Goodness and decency are only to occur within places of worship, but once we get outside to the places of marketing, all hell breaks loose. And that is called acceptable reality.

Manning was repulsed by what he saw and compelled to do what he could to let his people know the truth. He acted on an ancient human impulse that dates to the earliest uprisings against slavery, royalty, and feudal autocracy. Assange is part of the same tradition though coming from a different background but both appear at a time when far more humans can heed the call to solidarity and community. This is what terrifies authority and leads to the most irrational threats by its servants, with liberals mouthing tirades of murderous madness and conservatives opting for a near fascist police state. According to the constitution, of course.

Just as a world community is confronting the fanatic racial supremacies of a minority religious based class in Palestine, the deadly global dominance of a minority billionaire based class over the world economy is called into question as well. And while dominating forces over majorities have always been resisted - with non-violence by the more materially able and violently by those most desperate – we are experiencing a time of more possibility that the temporarily able and the presently desperate could unite to confront the system that afflicts not only them but the human race itself.

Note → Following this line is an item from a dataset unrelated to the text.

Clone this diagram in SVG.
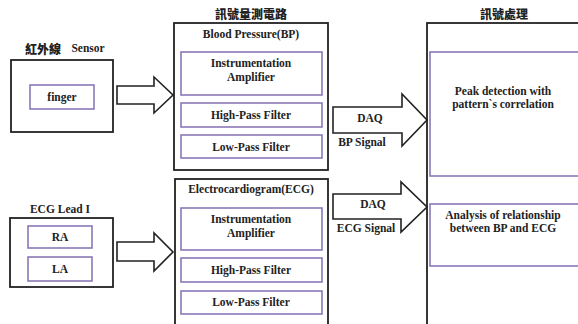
<svg xmlns="http://www.w3.org/2000/svg" width="578" height="324" viewBox="0 0 578 324">
<style>
.outer{fill:#fff;stroke:#222;stroke-width:1.8}
.inner{fill:#fff;stroke:#8a78b8;stroke-width:1.6}
.arrow{fill:#fff;stroke:#222;stroke-width:1.6;stroke-linejoin:miter}
text{font-family:"Liberation Serif","Noto Sans CJK TC",serif;font-weight:bold;font-size:11.5px;fill:#222;text-anchor:middle;dominant-baseline:central}
.cjk{font-family:"Noto Sans CJK TC","Noto Sans CJK SC",sans-serif;font-size:12px;font-weight:900}
</style>
<rect width="578" height="324" fill="#fff"/>
<g id="sensor">
<text class="cjk" x="43" y="48">紅外線</text>
<text x="88" y="48">Sensor</text>
<rect class="outer" x="11" y="60" width="102" height="72"/>
<rect class="inner" x="30" y="85" width="64" height="24"/>
<text x="62" y="97">finger</text>
</g>
<g id="ecglead">
<text x="60" y="209">ECG Lead I</text>
<rect class="outer" x="10" y="218" width="103" height="69"/>
<rect class="inner" x="28" y="226" width="64" height="22"/>
<text x="60" y="237">RA</text>
<rect class="inner" x="28" y="257" width="64" height="24"/>
<text x="60" y="269">LA</text>
</g>
<g id="bp">
<text class="cjk" x="251" y="13">訊號量測電路</text>
<rect class="outer" x="174" y="23" width="154" height="147"/>
<text x="251" y="34">Blood Pressure(BP)</text>
<rect class="inner" x="181" y="52" width="141" height="43"/>
<text x="251" y="63">Instrumentation</text>
<text x="251" y="77">Amplifier</text>
<rect class="inner" x="181" y="103" width="141" height="24"/>
<text x="251" y="115">High-Pass Filter</text>
<rect class="inner" x="181" y="135" width="141" height="23"/>
<text x="251" y="147">Low-Pass Filter</text>
</g>
<g id="ecg">
<rect class="outer" x="175" y="179" width="153" height="160"/>
<text x="251" y="189">Electrocardiogram(ECG)</text>
<rect class="inner" x="181" y="208" width="141" height="42"/>
<text x="251" y="219">Instrumentation</text>
<text x="251" y="233">Amplifier</text>
<rect class="inner" x="181" y="258" width="141" height="24"/>
<text x="251" y="270">High-Pass Filter</text>
<rect class="inner" x="181" y="291" width="141" height="23"/>
<text x="251" y="302">Low-Pass Filter</text>
</g>
<g id="processing">
<text class="cjk" x="504" y="13">訊號處理</text>
<rect class="outer" x="427" y="23" width="180" height="320"/>
<rect class="inner" x="430" y="52" width="170" height="124"/>
<text x="503" y="91">Peak detection with</text>
<text x="503" y="104">pattern`s correlation</text>
<rect class="inner" x="430" y="204" width="170" height="62"/>
<text x="503" y="215">Analysis of relationship</text>
<text x="503" y="228">between BP and ECG</text>
</g>
<g id="connectors">
<polygon class="arrow" points="117,86 154,86 154,77 173,95 154,113 154,104 117,104"/>
<polygon class="arrow" points="117,242 154,242 154,233 173,252 154,271 154,261 117,261"/>
<polygon class="arrow" points="333,107 402,107 402,94 427,120 402,146 402,133 333,133"/>
<polygon class="arrow" points="333,194 401,194 401,182 427,207 401,232 401,219 333,219"/>
<text x="370" y="118">DAQ</text>
<text x="362" y="142">BP Signal</text>
<text x="373" y="204">DAQ</text>
<text x="366" y="228">ECG Signal</text>
</g>
</svg>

There has probably never been such desperate need for humanity to end domination by un-chosen minorities since the very substance of life is threatened by their system of use and abuse of nature in pursuit of private benefit at public cost. The linking of groups in the struggle for creating a new world of possibility by ending minority injustice may be closer than ever before. It will be up to those of us most materially able to demand democracy peacefully, to help end the desperation that makes violent reaction not only inevitable but justified. The social media of information sharing can help resistance to oppression as never before by uniting global communities into a truly democratic movement to permanently retire war and begin an era of peace. This could be a great year for humanity, but it could also bring disaster if humanity doesn’t begin acting like a social entity, and not just a mass of separate individuals. Really social media can help us become a really human race. Let’s become one, and have a happy 2011.